── Data excerpt

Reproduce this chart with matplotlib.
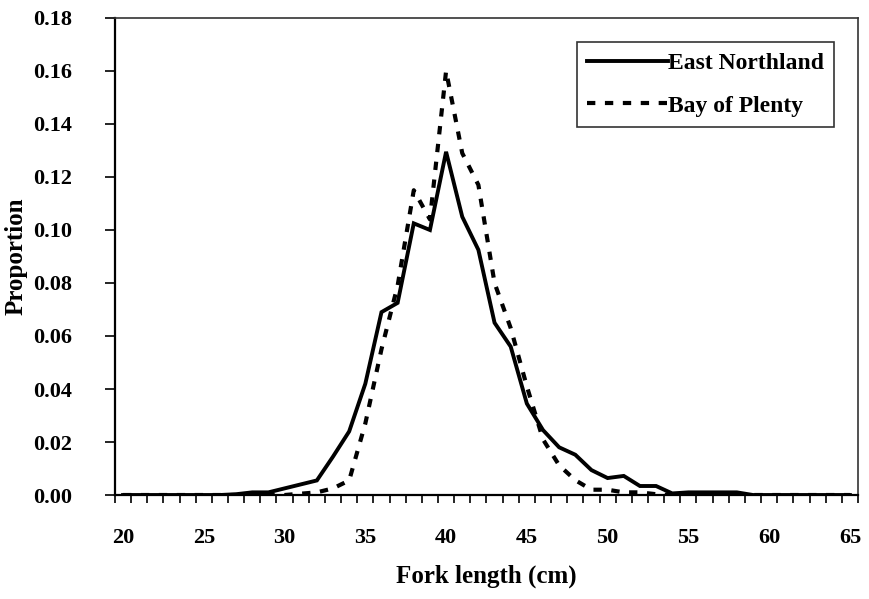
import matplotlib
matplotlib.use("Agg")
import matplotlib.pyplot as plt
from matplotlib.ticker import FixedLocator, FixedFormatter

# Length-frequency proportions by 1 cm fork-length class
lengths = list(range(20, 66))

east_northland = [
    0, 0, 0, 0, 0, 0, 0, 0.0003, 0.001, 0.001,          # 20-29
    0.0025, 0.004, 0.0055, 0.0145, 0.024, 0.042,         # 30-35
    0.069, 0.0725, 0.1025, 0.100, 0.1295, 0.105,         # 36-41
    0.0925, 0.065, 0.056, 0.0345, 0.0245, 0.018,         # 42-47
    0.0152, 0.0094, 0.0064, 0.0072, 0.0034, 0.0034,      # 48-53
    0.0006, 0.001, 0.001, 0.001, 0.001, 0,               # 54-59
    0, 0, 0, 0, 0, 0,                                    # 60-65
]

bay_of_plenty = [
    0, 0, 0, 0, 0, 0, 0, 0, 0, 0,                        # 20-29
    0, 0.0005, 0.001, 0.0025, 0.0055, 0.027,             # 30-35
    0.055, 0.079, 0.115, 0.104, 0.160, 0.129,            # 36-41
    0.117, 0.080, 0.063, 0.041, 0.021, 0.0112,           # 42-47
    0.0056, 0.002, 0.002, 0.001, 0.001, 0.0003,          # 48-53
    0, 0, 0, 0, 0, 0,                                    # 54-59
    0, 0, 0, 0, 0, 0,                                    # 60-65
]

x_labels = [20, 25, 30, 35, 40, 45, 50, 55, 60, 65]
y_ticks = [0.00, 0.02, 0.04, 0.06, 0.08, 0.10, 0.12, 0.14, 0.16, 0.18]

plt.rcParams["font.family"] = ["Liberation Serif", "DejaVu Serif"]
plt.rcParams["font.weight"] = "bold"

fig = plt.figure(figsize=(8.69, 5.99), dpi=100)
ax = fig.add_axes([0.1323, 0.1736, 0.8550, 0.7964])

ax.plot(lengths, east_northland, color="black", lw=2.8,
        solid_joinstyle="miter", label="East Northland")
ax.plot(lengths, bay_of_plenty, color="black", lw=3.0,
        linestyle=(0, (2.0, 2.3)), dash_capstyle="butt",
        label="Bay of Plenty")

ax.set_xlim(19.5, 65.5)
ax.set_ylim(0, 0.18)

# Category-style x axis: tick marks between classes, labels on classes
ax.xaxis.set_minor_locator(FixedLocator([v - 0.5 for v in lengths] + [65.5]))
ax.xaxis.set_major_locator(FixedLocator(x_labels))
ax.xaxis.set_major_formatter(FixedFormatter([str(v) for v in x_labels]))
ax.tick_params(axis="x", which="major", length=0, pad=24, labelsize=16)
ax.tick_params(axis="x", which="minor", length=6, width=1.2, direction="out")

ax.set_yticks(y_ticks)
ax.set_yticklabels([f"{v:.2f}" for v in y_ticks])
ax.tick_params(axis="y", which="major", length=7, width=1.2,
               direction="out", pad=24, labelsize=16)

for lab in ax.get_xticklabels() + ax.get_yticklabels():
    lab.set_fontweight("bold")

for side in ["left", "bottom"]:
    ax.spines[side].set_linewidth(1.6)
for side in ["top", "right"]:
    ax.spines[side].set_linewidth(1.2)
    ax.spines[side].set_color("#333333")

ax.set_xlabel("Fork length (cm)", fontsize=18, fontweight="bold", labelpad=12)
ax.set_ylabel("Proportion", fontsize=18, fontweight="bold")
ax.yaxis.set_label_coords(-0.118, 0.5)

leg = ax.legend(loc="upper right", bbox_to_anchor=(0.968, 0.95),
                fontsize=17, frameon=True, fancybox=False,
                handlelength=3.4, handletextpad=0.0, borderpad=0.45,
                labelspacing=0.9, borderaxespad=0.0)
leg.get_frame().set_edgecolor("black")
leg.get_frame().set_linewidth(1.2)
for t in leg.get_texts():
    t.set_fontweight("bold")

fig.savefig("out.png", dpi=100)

────

» **What is required**: Omit the pictures, then repeat exactly each line from the beginning of the listing through the line with "lengths = list(range(20, 66))".

» **Finished answer**:
Reproduce this chart with matplotlib.
import matplotlib
matplotlib.use("Agg")
import matplotlib.pyplot as plt
from matplotlib.ticker import FixedLocator, FixedFormatter

# Length-frequency proportions by 1 cm fork-length class
lengths = list(range(20, 66))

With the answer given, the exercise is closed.